OGH 15Os169/11h

OGH15Os169/11h29.2.2012

Der Oberste Gerichtshof hat am 29. Februar 2012 durch den Senatspräsidenten des Obersten Gerichtshofs Dr. Danek als Vorsitzenden, die Hofräte des Obersten Gerichtshofs Dr. T. Solé und Mag. Lendl sowie die Hofrätinnen des Obersten Gerichtshofs Dr. Bachner-Foregger und Dr. Michel-Kwapinski als weitere Richter in Gegenwart der Richteramtsanwärterin MMag. Linzner als Schriftführerin in der Strafsache gegen Günther P***** wegen des Verbrechens der Untreue nach § 153 Abs 1 und 2 zweiter Fall StGB über die Nichtigkeitsbeschwerde und die Berufung des Angeklagten sowie die Berufung der Staatsanwaltschaft gegen das Urteil des Landesgerichts Klagenfurt als Schöffengericht vom 19. Oktober 2011, GZ 17 Hv 74/11z-22, nach Anhörung der Generalprokuratur in nichtöffentlicher Sitzung den

Beschluss

gefasst:

 

Spruch:

Die Nichtigkeitsbeschwerde wird zurückgewiesen.
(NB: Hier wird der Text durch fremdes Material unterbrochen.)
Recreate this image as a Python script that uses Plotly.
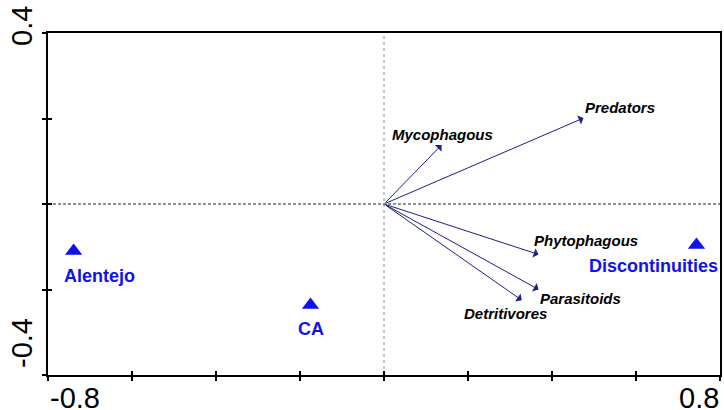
import plotly.graph_objects as go

# ---- data ----
species = ["Predators", "Mycophagous", "Phytophagous", "Parasitoids", "Detritivores"]
species_x = [0.475, 0.137, 0.368, 0.368, 0.328]
species_y = [0.201, 0.138, -0.118, -0.200, -0.225]

samples = ["Alentejo", "CA", "Discontinuities"]
samples_x = [-0.739, -0.175, 0.744]
samples_y = [-0.110, -0.236, -0.096]

x_ticks = [-0.8, -0.6, -0.4, -0.2, 0.0, 0.2, 0.4, 0.6, 0.8]
y_ticks = [-0.4, -0.2, 0.0, 0.2, 0.4]
x_tick_labels = ["-0.8", "0.8"]
y_tick_labels = ["-0.4", "0.4"]

# ---- label placement (pixel offsets from the point) ----
species_offsets = [(36, 11), (1, 11), (47, 14), (42, -9), (-16, -13)]
sample_offsets = [(26, -25), (0, -24), (-43, -21)]

ARROW = "#1f1f8a"
BLUE = "#1010f5"
FONT = "Liberation Sans, Arial, sans-serif"

fig = go.Figure()

# reference lines through the origin
fig.add_trace(go.Scatter(x=[0, 0], y=[y_ticks[0], y_ticks[-1]], mode="lines",
                         line=dict(color="#888888", width=1, dash="dot"),
                         hoverinfo="skip", showlegend=False))
fig.add_trace(go.Scatter(x=[x_ticks[0], x_ticks[-1]], y=[0, 0], mode="lines",
                         line=dict(color="#222222", width=1.2, dash="3px,2px"),
                         hoverinfo="skip", showlegend=False))

# sample triangles
fig.add_trace(go.Scatter(x=samples_x, y=samples_y, mode="markers",
                         marker=dict(symbol="triangle-up", size=15, color=BLUE,
                                     line=dict(width=0)),
                         showlegend=False, hoverinfo="skip"))

annotations = []
# species arrows
for name, sx, sy in zip(species, species_x, species_y):
    annotations.append(dict(x=sx, y=sy, ax=0, ay=0, xref="x", yref="y",
                            axref="x", ayref="y", text="", showarrow=True,
                            arrowhead=1, arrowsize=1.6, arrowwidth=1,
                            arrowcolor=ARROW, standoff=0))
# species labels
for name, sx, sy, (dx, dy) in zip(species, species_x, species_y, species_offsets):
    annotations.append(dict(x=sx, y=sy, xref="x", yref="y", text="<b><i>%s</i></b>" % name,
                            showarrow=False, xanchor="center", yanchor="middle",
                            xshift=dx, yshift=dy,
                            font=dict(family=FONT, size=15, color="black")))
# sample labels
for name, sx, sy, (dx, dy) in zip(samples, samples_x, samples_y, sample_offsets):
    annotations.append(dict(x=sx, y=sy, xref="x", yref="y", text="<b>%s</b>" % name,
                            showarrow=False, xanchor="center", yanchor="middle",
                            xshift=dx, yshift=dy,
                            font=dict(family=FONT, size=18, color=BLUE)))

# axis end labels (CANOCO style)
annotations.append(dict(x=x_ticks[0], y=y_ticks[0], xref="x", yref="y",
                        text=x_tick_labels[0], showarrow=False,
                        xanchor="left", yanchor="middle", xshift=0, yshift=-23,
                        font=dict(family=FONT, size=29, color="black")))
annotations.append(dict(x=x_ticks[-1], y=y_ticks[0], xref="x", yref="y",
                        text=x_tick_labels[1], showarrow=False,
                        xanchor="right", yanchor="middle", xshift=1, yshift=-23,
                        font=dict(family=FONT, size=29, color="black")))
annotations.append(dict(x=x_ticks[0], y=y_ticks[-1], xref="x", yref="y",
                        text=y_tick_labels[1], showarrow=False, textangle=-90,
                        xanchor="center", yanchor="middle", xshift=-26, yshift=7,
                        font=dict(family=FONT, size=29, color="black")))
annotations.append(dict(x=x_ticks[0], y=y_ticks[0], xref="x", yref="y",
                        text=y_tick_labels[0], showarrow=False, textangle=-90,
                        xanchor="center", yanchor="middle", xshift=-26, yshift=32,
                        font=dict(family=FONT, size=29, color="black")))

axis_common = dict(showgrid=False, zeroline=False, showticklabels=False,
                   ticks="outside", ticklen=4, tickwidth=1.5, tickcolor="black")

fig.update_layout(
    width=724, height=410,
    margin=dict(l=48, r=2, t=33, b=35),
    paper_bgcolor="white", plot_bgcolor="white",
    showlegend=False,
    xaxis=dict(range=[x_ticks[0], x_ticks[-1]], tickvals=x_ticks,
               showline=True, linewidth=2, linecolor="black", mirror=True,
               **axis_common),
    yaxis=dict(range=[y_ticks[0], y_ticks[-1]], tickvals=y_ticks,
               showline=True, linewidth=2, linecolor="black", mirror=True,
               **axis_common),
    xaxis2=dict(overlaying="x", matches="x", range=[x_ticks[0], x_ticks[-1]],
                tickvals=x_ticks, showgrid=False, zeroline=False, showticklabels=False,
                ticks="inside", ticklen=4, tickwidth=1.5, tickcolor="black",
                showline=False, side="bottom", anchor="y"),
    yaxis2=dict(overlaying="y", matches="y", range=[y_ticks[0], y_ticks[-1]],
                tickvals=y_ticks, showgrid=False, zeroline=False, showticklabels=False,
                ticks="inside", ticklen=4, tickwidth=1.5, tickcolor="black",
                showline=False, side="left", anchor="x"),
    annotations=annotations,
)
# invisible trace to activate the inner-tick axes
fig.add_trace(go.Scatter(x=[x_ticks[0]], y=[y_ticks[0]], xaxis="x2", yaxis="y2",
                         mode="markers", marker=dict(opacity=0), hoverinfo="skip",
                         showlegend=False))

fig.write_html("out.html", config={"displayModeBar": False},
               post_script="document.body.style.margin='0';document.body.style.overflow='hidden';")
Zur Entscheidung über die Berufungen werden die Akten dem Oberlandesgericht Graz zugeleitet.

Dem Angeklagten fallen die Kosten des bisherigen Rechtsmittelverfahrens zur Last.

Text

Gründe:

Mit dem angefochtenen Urteil wurde Günther P***** des Verbrechens der Untreue nach § 153 Abs 1 und 2 zweiter Fall StGB schuldig erkannt.

Danach hat er am 6. Mai 2008 in Klagenfurt die ihm in seiner Eigenschaft als Treuhänder für ein Wertpapierkonto des Martin B***** durch Rechtsgeschäft eingeräumte Befugnis, über fremdes Vermögen zu verfügen, wissentlich missbraucht und dem Genannten einen 50.000 Euro übersteigenden Vermögensnachteil zugefügt, indem er das Wertpapierkonto auflöste und den Erlös in Höhe von 112.249,84 Euro nicht an diesen weiterleitete.

Rechtliche Beurteilung

Diesen Schuldspruch bekämpft der Angeklagte mit einer auf Z 5, 5a und 9 lit a des § 281 Abs 1 StPO gestützten Nichtigkeitsbeschwerde, die ihr Ziel verfehlt.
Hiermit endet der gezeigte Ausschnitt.